Exercise aim:
Exactly as written, write out the lines below from the first to the one containing "ax.set_ylim(0, 59.1)", inclusive. Pictures do not belong in the copy.
— Start of Data shown —
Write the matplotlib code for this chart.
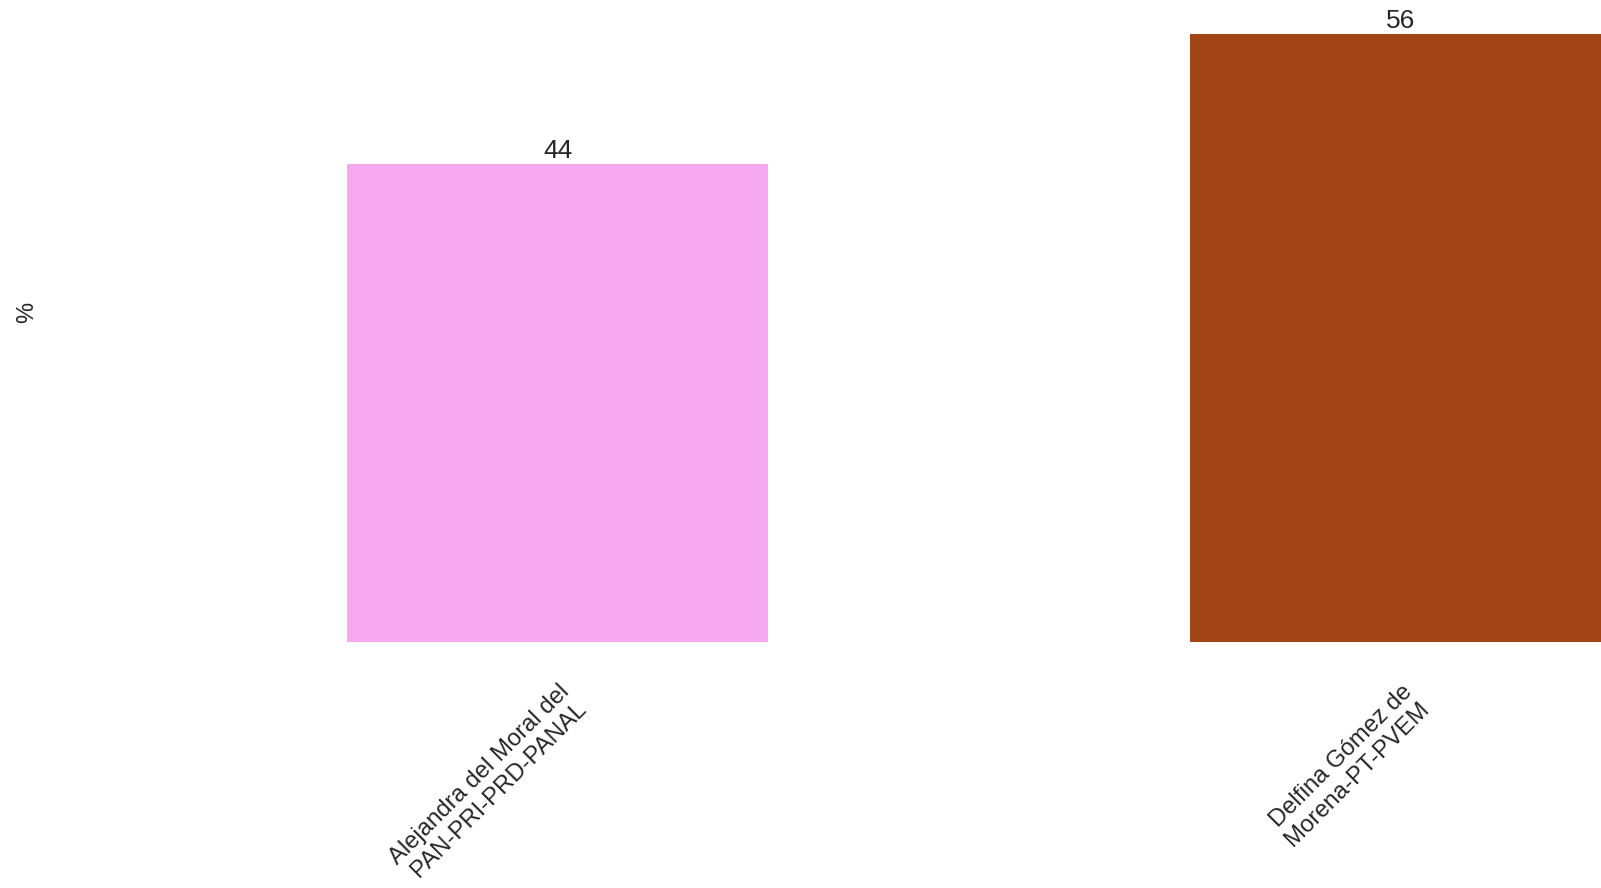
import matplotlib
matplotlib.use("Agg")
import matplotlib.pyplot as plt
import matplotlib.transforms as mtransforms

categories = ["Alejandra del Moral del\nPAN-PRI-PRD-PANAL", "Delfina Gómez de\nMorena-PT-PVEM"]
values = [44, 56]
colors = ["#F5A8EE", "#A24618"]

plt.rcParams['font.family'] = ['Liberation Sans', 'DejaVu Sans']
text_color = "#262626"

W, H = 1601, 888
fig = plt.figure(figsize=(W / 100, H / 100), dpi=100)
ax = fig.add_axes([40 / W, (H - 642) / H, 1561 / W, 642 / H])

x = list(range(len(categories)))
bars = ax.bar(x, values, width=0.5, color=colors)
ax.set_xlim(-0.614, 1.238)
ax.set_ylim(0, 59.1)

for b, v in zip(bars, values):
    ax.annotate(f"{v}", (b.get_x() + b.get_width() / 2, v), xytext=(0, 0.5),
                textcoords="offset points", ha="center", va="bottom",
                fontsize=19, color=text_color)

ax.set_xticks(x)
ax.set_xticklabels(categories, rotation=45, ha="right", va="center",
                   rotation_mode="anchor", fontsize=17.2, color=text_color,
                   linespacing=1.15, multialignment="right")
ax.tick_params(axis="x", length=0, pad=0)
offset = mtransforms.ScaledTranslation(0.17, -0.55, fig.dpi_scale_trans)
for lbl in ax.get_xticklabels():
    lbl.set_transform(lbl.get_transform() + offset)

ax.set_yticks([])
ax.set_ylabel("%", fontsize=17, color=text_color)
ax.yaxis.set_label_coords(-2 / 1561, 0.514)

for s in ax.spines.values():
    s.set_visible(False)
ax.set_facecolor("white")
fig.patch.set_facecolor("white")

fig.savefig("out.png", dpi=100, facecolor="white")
— End of Data shown —
Exercise output:
Write the matplotlib code for this chart.
import matplotlib
matplotlib.use("Agg")
import matplotlib.pyplot as plt
import matplotlib.transforms as mtransforms

categories = ["Alejandra del Moral del\nPAN-PRI-PRD-PANAL", "Delfina Gómez de\nMorena-PT-PVEM"]
values = [44, 56]
colors = ["#F5A8EE", "#A24618"]

plt.rcParams['font.family'] = ['Liberation Sans', 'DejaVu Sans']
text_color = "#262626"

W, H = 1601, 888
fig = plt.figure(figsize=(W / 100, H / 100), dpi=100)
ax = fig.add_axes([40 / W, (H - 642) / H, 1561 / W, 642 / H])

x = list(range(len(categories)))
bars = ax.bar(x, values, width=0.5, color=colors)
ax.set_xlim(-0.614, 1.238)
ax.set_ylim(0, 59.1)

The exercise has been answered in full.